The FHA had been self-funded throughout its 79-year history until it tapped the U.S. Treasury on Sept. 30 to cover potential losses. It had greatly increased its role in the housing markets after the subprime mortgage meltdown -- and suffered large losses as a result.

Republicans kept up their criticism of the agency, noting that its projections have in the past proved far off the mark.

Until this year, the Obama administration played down the possibility that FHA would need to turn to the Treasury for help. Finally this spring, the administration disclosed that the agency would, indeed, need a bailout but estimated the cost at $943 million, far below the ultimate tab.

“Today’s news confirms what advocates of FHA reform have known for years -- that a broke FHA is a broken FHA,” said U.S. Rep. Jeb Hensarling, the Texas Republican who heads the House Financial Services Committee.

“It’s been barely two months since hardworking taxpayers were forced to bail out the FHA with $1.7 billion, and we’re already faced with the prospect of another bailout for the FHA next year,” Hensarling said in a statement.

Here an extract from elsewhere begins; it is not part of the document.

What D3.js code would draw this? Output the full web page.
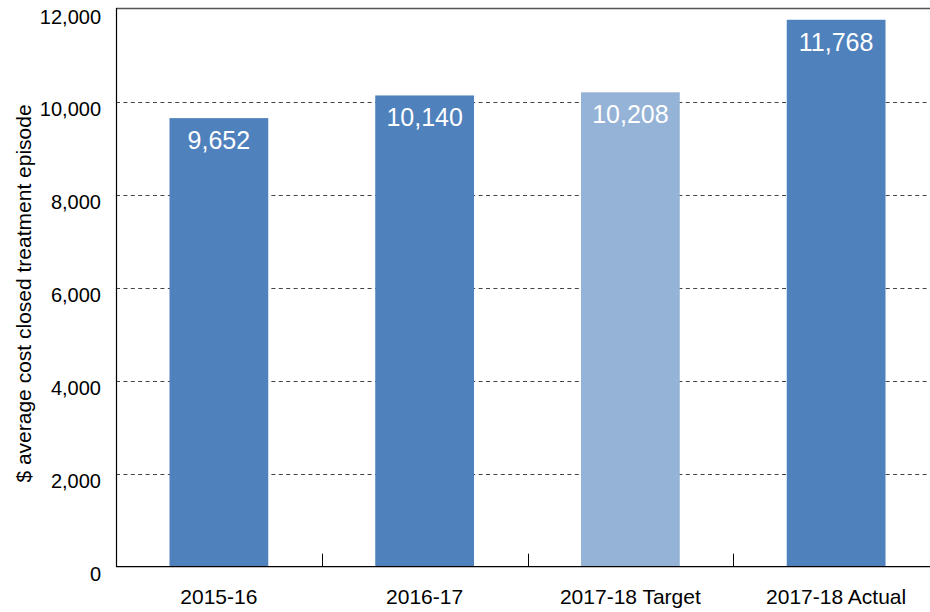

The ranking Democrat on the committee, Maxine Waters of Los Angeles, said the FHA is “not completely out of the woods” but expressed optimism about its prospects for regaining a solid financial base.

“Today’s numbers show crucial improvements in its solvency and stability,” Waters said. “We must remember that during the worst of the crisis, when the private sector virtually fled the struggling market, FHA provided the liquidity that helped restore confidence.”

The shortfall at the FHA is in the capital reserves that it is required to maintain against potential losses in the future.  It said it has $48 billion in liquid assets on hand to handle claims in the short term.

Two other pillars of housing finance, Fannie Mae and Freddie Mac, have also seen their finances improve dramatically as the housing recovery continues.  The companies, near bankruptcy in 2008 because of the collapse of the subprime housing bubble, are now profitable.

 Fannie and Freddie received about $187.5 billion in bailout money but have needed none since  early 2012. The bailout requires them to pay dividends on the money, and by the end of the year they will have paid the government about $185.3 billion.